Pfaff did not make a prototype of the sockets before offering
to sell them in commercial quantities. Mr. Pfaff first implemented
the sockets after the critical date.
In a patent infringement suit, the defendant argued that the
invention was on-sale prior to the critical date and therefore
argued that the patent is invalid under § 102 (b). The trial
court, however, relied on the fact that Mr. Pfaff implemented
after the critical date and, therefore, rejected the §102(b)
on-sale defense.
On petition to the U.S. Supreme Court, however, the defendant
prevailed. The Supreme Court concluded that the on-sale bar applies
when two conditions are satisfied before the critical date:
First, the product must be the subject of a commercial offer
for sale. . . .
Second, the invention must be ready for patenting. That condition
may be satisfied in at least two ways: by [implementation of
the invention] before the critical date; or by proof that prior
to the critical date the inventor had prepared drawings or other
descriptions of the invention that were sufficiently specific
to enable a person skilled in the art to practice the invention.

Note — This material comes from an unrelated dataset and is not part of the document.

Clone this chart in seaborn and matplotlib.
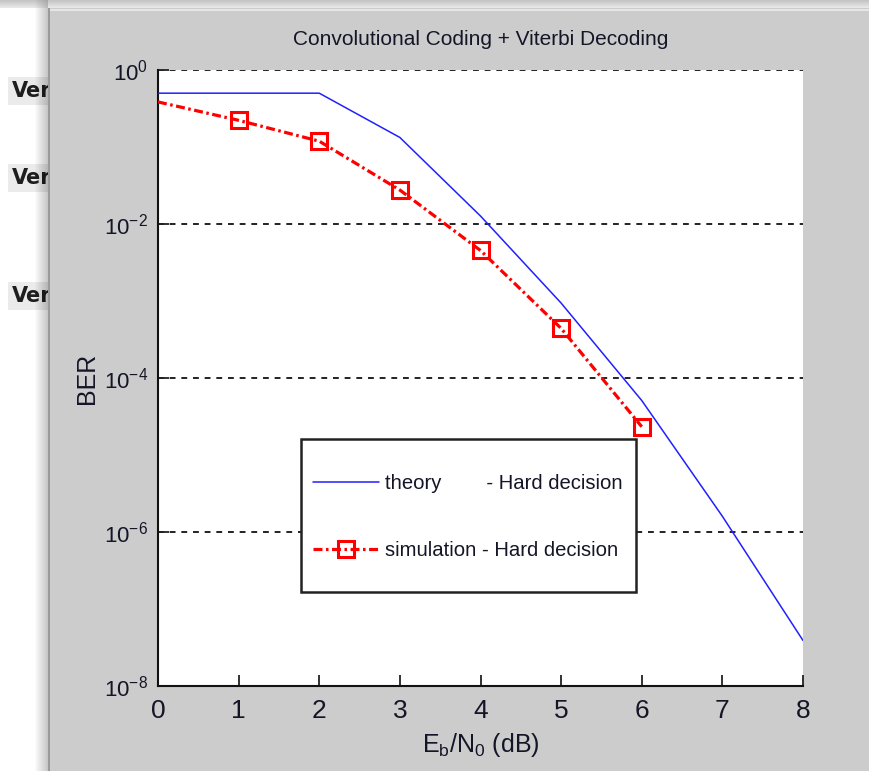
import numpy as np
import pandas as pd
import matplotlib
matplotlib.use("Agg")
import matplotlib.pyplot as plt
import seaborn as sns
from matplotlib.patches import Rectangle

# values
eb_n0 = [0, 1, 2, 3, 4, 5, 6, 7, 8]
ber_theory = [0.5, 0.5, 0.5, 0.133, 0.0127, 9.4e-4, 5.1e-5, 1.6e-6, 3.9e-8]
eb_n0_sim = [0, 1, 2, 3, 4, 5, 6]
ber_sim = [0.385, 0.222, 0.119, 0.0276, 4.53e-3, 4.41e-4, 2.33e-5]
ytick_vals = [1e0, 1e-2, 1e-4, 1e-6, 1e-8]
xtick_vals = [0, 1, 2, 3, 4, 5, 6, 7, 8]

sns.set_theme(style="white")
plt.rcParams["font.family"] = ["Liberation Sans", "DejaVu Sans"]
plt.rcParams["mathtext.fontset"] = "custom"
plt.rcParams["mathtext.rm"] = "Liberation Sans"
plt.rcParams["mathtext.it"] = "Liberation Sans"
plt.rcParams["mathtext.default"] = "regular"
plt.rcParams["axes.unicode_minus"] = False

txt = "#151528"
W, H = 869, 771
fig = plt.figure(figsize=(W / 100, H / 100), dpi=100, facecolor="white")

# background: clipped labels of another window, then the figure window
for yy in [91, 178, 296]:
    fig.text(12 / W, 1 - yy / H, "Vertical", fontsize=15, fontweight="bold",
             family="DejaVu Sans", color="#1e1e1e", va="center", ha="left",
             bbox=dict(boxstyle="square,pad=0.2", fc="#ebebeb", ec="none"))
for i, a in enumerate(np.linspace(0.0, 0.22, 14)):
    fig.patches.append(Rectangle(((34 + i) / W, 0), 1 / W, 1, transform=fig.transFigure,
                                 fc="black", alpha=a, ec="none", zorder=5))
fig.patches.append(Rectangle((48 / W, 0), 1, 1 - 8 / H, transform=fig.transFigure,
                             fc="#cccccc", ec="none", zorder=6))
for i, a in enumerate(np.linspace(0.5, 0.2, 8)):
    fig.patches.append(Rectangle((0, 1 - (i + 1) / H), 1, 1 / H, transform=fig.transFigure,
                                 fc="#8a8a8a", alpha=a, ec="none", zorder=6))
fig.patches.append(Rectangle((48 / W, 1 - 11 / H), 1, 2 / H, transform=fig.transFigure,
                             fc="#e6e6e6", ec="none", zorder=7))
fig.patches.append(Rectangle((48 / W, 0), 2 / W, 1 - 8 / H, transform=fig.transFigure,
                             fc="#9a9a9a", ec="none", zorder=7))

ax = fig.add_axes([158 / W, 85 / H, 645 / W, 616 / H], zorder=10)
ax.set_facecolor("white")

theory = pd.DataFrame({"x": eb_n0, "ber": ber_theory})
sim = pd.DataFrame({"x": eb_n0_sim, "ber": ber_sim})

sns.lineplot(data=theory, x="x", y="ber", ax=ax, color="#2020ff", lw=1.1,
             label="theory        - Hard decision", zorder=3)
sns.lineplot(data=sim, x="x", y="ber", ax=ax, color="red", lw=2.3,
             linestyle=(0, (2.8, 1.1, 0.8, 1.1)), marker="s", markersize=11,
             markerfacecolor="none", markeredgecolor="red", markeredgewidth=2.2,
             markevery=[1, 2, 3, 4, 5, 6], label="simulation - Hard decision", zorder=4)

ax.set_yscale("log")
ax.set_xlim(0, 8)
ax.set_ylim(1e-8, 1)
ax.set_yticks(ytick_vals)
ax.yaxis.set_minor_locator(matplotlib.ticker.NullLocator())
ax.yaxis.set_major_formatter(matplotlib.ticker.FuncFormatter(
    lambda v, p: r"$10^{%d}$" % round(np.log10(v))))
ax.set_xticks(xtick_vals)
ax.set_xticklabels([str(v) for v in xtick_vals])

for yv in ytick_vals[:-1]:
    ax.axhline(yv, color="#222222", lw=1.4, ls=(0, (3, 3)), zorder=1)

for side in ["top", "right"]:
    ax.spines[side].set_visible(False)
for side in ["left", "bottom"]:
    ax.spines[side].set_color("#111111")
    ax.spines[side].set_linewidth(1.5)

ax.tick_params(axis="both", direction="in", length=8, width=1.3, color="#222222",
               labelcolor=txt, left=True, bottom=True)
ax.tick_params(axis="x", labelsize=19, pad=9)
ax.tick_params(axis="y", labelsize=16, pad=7)

ax.set_title("Convolutional Coding + Viterbi Decoding", fontsize=15, color=txt, pad=18)
ax.set_xlabel(r"$\mathrm{E_b/N_0}$ (dB)", fontsize=18, color=txt, labelpad=6)
ax.set_ylabel("BER", fontsize=18, color=txt, labelpad=4)

# legend box drawn as a patch so its padding can match the reference
ax.add_patch(Rectangle((0.2217, 0.1526), 0.5194, 0.2484, transform=ax.transAxes,
                       fc="white", ec="#222222", lw=1.8, zorder=20))
leg = ax.legend(loc="center left", bbox_to_anchor=(0.2403, 0.2744), fontsize=14.6,
                frameon=False, borderpad=0, labelspacing=2.4,
                handlelength=3.25, handletextpad=0.32, borderaxespad=0)
leg.set_zorder(21)
for t in leg.get_texts():
    t.set_color(txt)

fig.savefig("out.png", dpi=100, facecolor=fig.get_facecolor())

Pfaff v. Wells Electronics, 119 S.Ct. 304, 311-312 (1998).
Applying this newly promulgated second condition to the facts
of Pfaff, the Supreme Court reasoned that, because the manufacturer
was able to produce the sockets using Pfaff's pre-critical-date
drawings and specifications, the invention was ready for patenting;
Pfaff's patent is invalid because the invention had been on sale
for more than one year before he filed his patent application.
Id. at 312.
Conclusion
In certain commercial contexts, even non-public documents,
containing an enabling description of the invention, may be Prior
Art to a later filed patent application. Thus, in certain commercial
contexts, a secret lab notebook, or other documentation of the
invention, may actually cause a § 102 (b) event.
The patent laws of most other countries have provisions similar
to some parts of § 102 (b) but do not have a one year grace
period.
Thus, even if you wish to delay filing a patent application,
you should seek legal counsel early. Legal counsel can help you
determine if and when filing deadlines exist.